Changes introduced after General Synod 2013 to streamline the structure and operations of the national church have met with mixed results, Archdeacon Michael Thompson said in his report to a March 12 meeting of Council of General Synod (CoGS).
“I think it has been a good three years,” said Thompson, noting that it has allowed the church to learn, reflect “and live into new ways of working.” But, he said, it has also become clear that some of the innovations need to be reconsidered.
In particular, Thompson noted that the decision to disband all of the standing committees, except for financial management and pensions, and devolve their responsibilities to co-ordinating committees managing working groups and task forces has led to some logistical and communications problems.
“In the absence of face-to-face meetings, there is a kind of oxygen that the co-ordinating committees don’t get—there is something that happens when people are in the same room together…that doesn’t happen when you only meet remotely,” he said.

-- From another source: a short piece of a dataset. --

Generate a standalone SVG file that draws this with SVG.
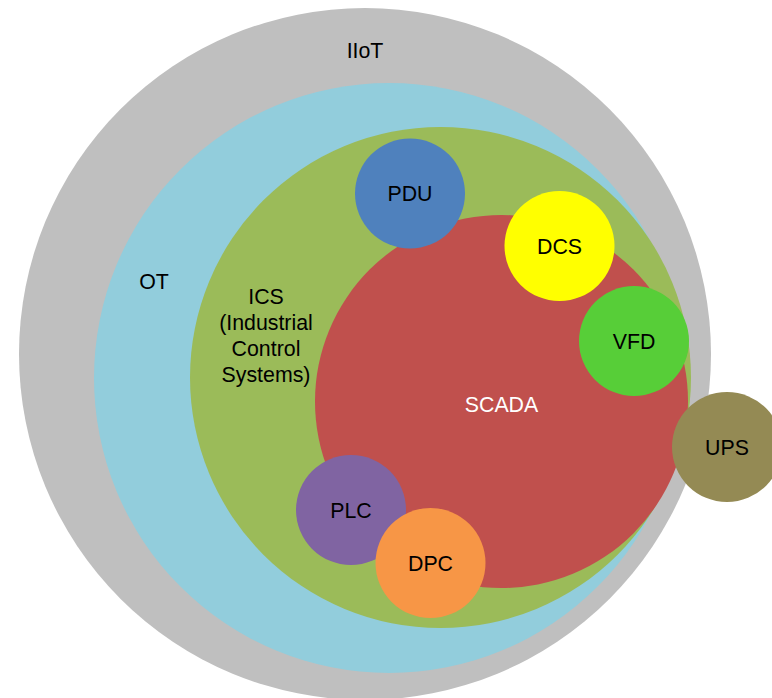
<svg xmlns="http://www.w3.org/2000/svg" width="772" height="698" viewBox="0 0 772 698">
<style>
text{font-family:"Liberation Sans",Arial,sans-serif;font-size:21.33px;fill:#000;text-anchor:middle}
.w{fill:#fff}
</style>
<rect width="772" height="698" fill="#fff"/>
<g id="iiot"><circle cx="365" cy="354" r="346" fill="#BFBFBF"/><text x="365" y="58">IIoT</text></g>
<g id="ot"><circle cx="389" cy="378" r="295" fill="#92CDDC"/><text x="154" y="289">OT</text></g>
<g id="ics"><circle cx="440.5" cy="377.5" r="250.5" fill="#9BBB59"/>
<text x="266" y="304">ICS</text><text x="266" y="330">(Industrial</text><text x="266" y="356">Control</text><text x="266" y="382">Systems)</text></g>
<g id="scada"><circle cx="501.5" cy="401.5" r="186.5" fill="#C0504D"/><text class="w" x="501.5" y="412">SCADA</text></g>
<g id="pdu"><circle cx="410" cy="193.5" r="55" fill="#4F81BD"/><text x="410" y="201">PDU</text></g>
<g id="dcs"><circle cx="559.5" cy="246" r="55" fill="#FFFF00"/><text x="559.5" y="254">DCS</text></g>
<g id="vfd"><circle cx="634" cy="341" r="55" fill="#57CE38"/><text x="634" y="349">VFD</text></g>
<g id="ups"><circle cx="727" cy="447" r="55" fill="#948A54"/><text x="727" y="455">UPS</text></g>
<g id="plc"><circle cx="351" cy="510" r="55" fill="#8064A2"/><text x="351" y="518">PLC</text></g>
<g id="dpc"><circle cx="430.5" cy="563" r="55" fill="#F79646"/><text x="430.5" y="571">DPC</text></g>
<g id="connectors"></g>
</svg>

While acknowledging that “there are real advantages to meeting remotely if the advantages are taken—shorter meetings with a particular focus can take place by teleconference or videoconference,” Thompson said the task forces and working groups had found that “the kind of long, expansive meeting about everything is harder to have in that way.”
Thompson recommended that co-ordinating committees hold two or three face-to-face meetings over the course of the next triennium—one of which would take place between the November 2018 and March 2019 CoGS meetings to facilitate planning for the 2019 General Synod.
The new ways of working came out of a gathering Archbishop Fred Hiltz, primate of the Anglican Church of Canada, convened at General Synod 2013 to consider the efficacy of Canadian church structures. This meeting produced Embodying God’s Call, a document that sought ways to make concrete changes in line with the broad strokes plan of Vision 2019, which was drafted at General Synod 2010 to guide the church’s evolution over the course of the decade.
Thompson noted that many of the suggested changes have been successful. He cited a partnership that has developed between Anglicans in Eastern Canada and Athabasca to minister to migrant oil workers and the joint meeting of CoGS and the Lutheran National Coordinating Committee in November 2015 as examples of the broad support that exists for building stronger connections between dioceses and fostering a closer working relationship between the Anglican Church of Canada and its full communion partner, the Evangelical Lutheran Church in Canada (ELCIC).
Thompson said the recommended change in the frequency of working group and task force meetings will be brought to the council’s planning and agenda committee for CoGS to consider in the next triennium.